2.5 KiB
2.5 KiB
Eval JSON Schemas
All JSON schemas used by the eval infrastructure.
evals.json — Test Cases
{
"skill_name": "example-skill",
"evals": [
{
"id": 0,
"prompt": "User task prompt",
"expected_output": "Description of correct output",
"files": [],
"assertions": [
{"id": "assertion-1", "text": "Output contains valid JSON"},
{"id": "assertion-2", "text": "All rows processed correctly"}
]
}
]
}
eval_metadata.json — Per-Test Metadata
{
"eval_id": 0,
"eval_name": "descriptive-name",
"prompt": "Task prompt",
"assertions": [
{"id": "assertion-1", "text": "Output contains valid JSON"}
]
}
grading.json — Grader Output
{
"expectations": [
{"text": "Output contains valid JSON", "passed": true, "evidence": "File output.json parsed successfully"}
],
"pass_rate": 0.75,
"metrics": {
"execution_time_ms": 12500,
"tokens_used": 8400,
"tool_calls": 5
},
"claims": ["Additional observations beyond assertions"],
"critique": "Evaluation feedback on criteria quality"
}
Field names are exact — viewer depends on: text (not name), passed (not met), evidence (not details).
benchmark.json — Aggregated Stats
{
"metadata": {"skill_name": "example", "timestamp": "..."},
"runs": [{"eval_id": 0, "config": "with_skill", "pass_rate": 0.85}],
"summaries": {
"with_skill": {"mean_pass_rate": 0.85, "stddev": 0.05},
"without_skill": {"mean_pass_rate": 0.45, "stddev": 0.10}
},
"deltas": {"pass_rate_delta": 0.40, "tokens_delta": -2000}
}
timing.json — Duration & Tokens
{
"total_tokens": 84852,
"duration_ms": 23332,
"total_duration_seconds": 23.3
}
Must capture immediately from subagent notifications — data not persisted elsewhere.

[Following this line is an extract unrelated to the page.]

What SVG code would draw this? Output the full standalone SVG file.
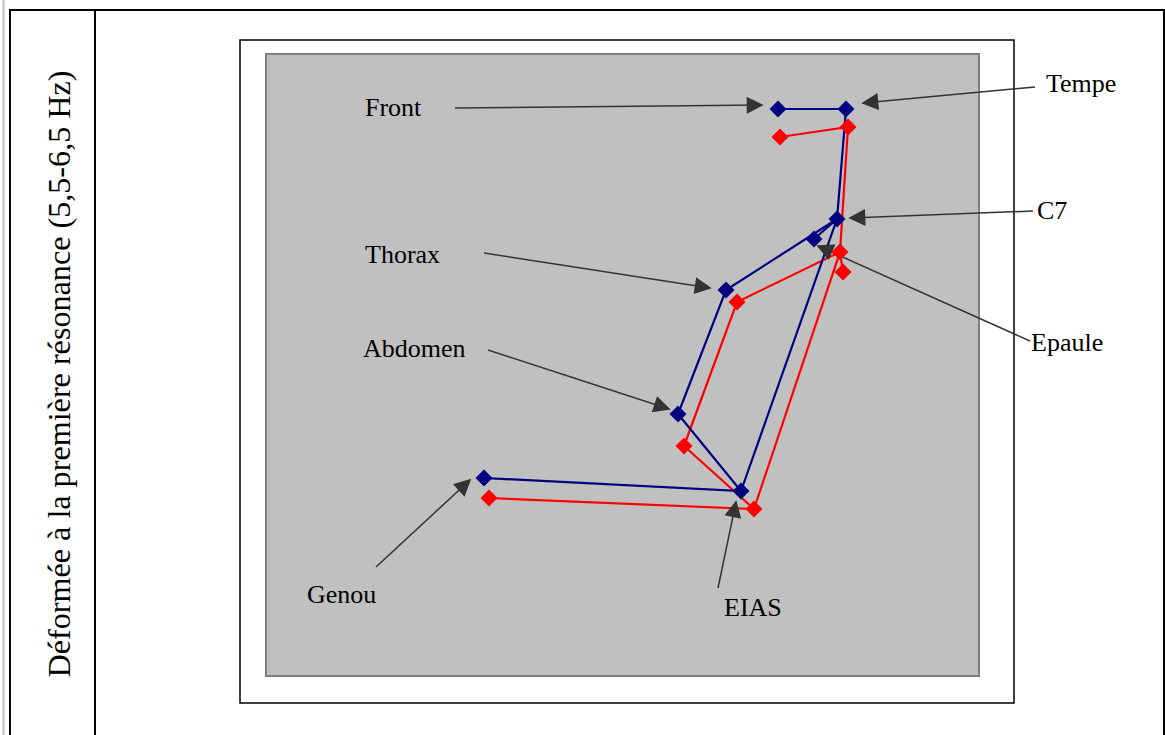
<svg xmlns="http://www.w3.org/2000/svg" width="1165" height="735" viewBox="0 0 1165 735">
<defs>
<style>
.lbl{font-family:"Liberation Serif","Times New Roman",serif;font-size:26px;fill:#000}
.ar{stroke:#333;stroke-width:1.5;fill:none;marker-end:url(#ah)}
.b{stroke:#000080;stroke-width:2.2;fill:none}
.r{stroke:#ff0000;stroke-width:2.2;fill:none}
.bd{fill:#000080}
.rd{fill:#ff0000}
</style>
<marker id="ah" viewBox="0 0 10 10" refX="9" refY="5" markerWidth="22" markerHeight="17" markerUnits="userSpaceOnUse" orient="auto">
<path d="M0,0 L10,5 L0,10 z" fill="#333"/>
</marker>
<path id="dm" d="M0,-8.5 L8.5,0 L0,8.5 L-8.5,0 z"/>
</defs>
<rect width="1165" height="735" fill="#fff"/>
<line x1="3.5" y1="0" x2="3.5" y2="735" stroke="#c0c0c0" stroke-width="2"/>
<g id="table" stroke="#000" stroke-width="2" fill="none">
<line x1="9" y1="10" x2="1165" y2="10"/>
<line x1="10" y1="10" x2="10" y2="735"/>
<line x1="95" y1="10" x2="95" y2="735"/>
<line x1="1164" y1="10" x2="1164" y2="735"/>
</g>
<text class="lbl" transform="translate(70,374) rotate(-90)" text-anchor="middle" style="font-size:31px" textLength="607" lengthAdjust="spacingAndGlyphs">Déformée à la première  résonance (5,5-6,5 Hz)</text>
<rect id="frame" x="240" y="40" width="774" height="663" fill="#fff" stroke="#000" stroke-width="1.5"/>
<rect id="plot" x="266" y="54" width="713" height="622" fill="#c0c0c0" stroke="#808080" stroke-width="2"/>
<g id="connectors">
<polyline class="r" points="780,137 848,127 840,252 737,302 684,446 754,509 489,498"/>
<polyline class="r" points="840,252 754,509"/>
<polyline class="r" points="840,252 843,272"/>
<polyline class="b" points="778,109 846,109 837,219 726,290 678,414 741,491 484,478"/>
<polyline class="b" points="837,219 741,491"/>
<polyline class="b" points="837,219 814,239"/>
<line class="ar" x1="455" y1="108" x2="762" y2="105"/>
<line class="ar" x1="1035" y1="87" x2="863" y2="103"/>
<line class="ar" x1="1033" y1="211" x2="850" y2="218"/>
<line class="ar" x1="484" y1="253" x2="710" y2="288"/>
<line class="ar" x1="1030" y1="341" x2="818" y2="246"/>
<line class="ar" x1="488" y1="350" x2="669" y2="409"/>
<line class="ar" x1="376" y1="567" x2="470" y2="480"/>
<line class="ar" x1="718" y1="588" x2="736" y2="502"/>
</g>
<g id="red-points" class="rd">
<use href="#dm" x="780" y="137"/>
<use href="#dm" x="848" y="127"/>
<use href="#dm" x="840" y="252"/>
<use href="#dm" x="843" y="272"/>
<use href="#dm" x="737" y="302"/>
<use href="#dm" x="684" y="446"/>
<use href="#dm" x="754" y="509"/>
<use href="#dm" x="489" y="498"/>
</g>
<g id="blue-points" class="bd">
<use href="#dm" x="778" y="109"/>
<use href="#dm" x="846" y="109"/>
<use href="#dm" x="837" y="219"/>
<use href="#dm" x="814" y="239"/>
<use href="#dm" x="726" y="290"/>
<use href="#dm" x="678" y="414"/>
<use href="#dm" x="741" y="491"/>
<use href="#dm" x="484" y="478"/>
</g>
<g id="n-front"><text class="lbl" x="365" y="116">Front</text></g>
<g id="n-tempe"><text class="lbl" x="1046" y="92">Tempe</text></g>
<g id="n-c7"><text class="lbl" x="1037" y="219">C7</text></g>
<g id="n-thorax"><text class="lbl" x="365" y="263">Thorax</text></g>
<g id="n-epaule"><text class="lbl" x="1031" y="351">Epaule</text></g>
<g id="n-abdomen"><text class="lbl" x="363" y="357">Abdomen</text></g>
<g id="n-genou"><text class="lbl" x="307" y="603">Genou</text></g>
<g id="n-eias"><text class="lbl" x="724" y="616">EIAS</text></g>
</svg>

feedback.json — Human Reviews
{
"reviews": [
{"run_id": "eval-0-with_skill", "feedback": "User comment", "timestamp": "..."}
],
"status": "complete"
}
comparison.json — Blind A/B Results
{
"winner": "output_a",
"reasoning": "Detailed explanation with citations",
"scores": {"output_a": 8, "output_b": 6},
"content_score": {"correctness": 4, "completeness": 5},
"structure_score": {"organization": 4, "formatting": 3}
}
history.json — Optimization Iterations
{
"versions": [
{
"description": "Current description text",
"pass_rate": 0.85,
"precision": 0.90,
"recall": 0.80,
"iteration": 1
}
]
}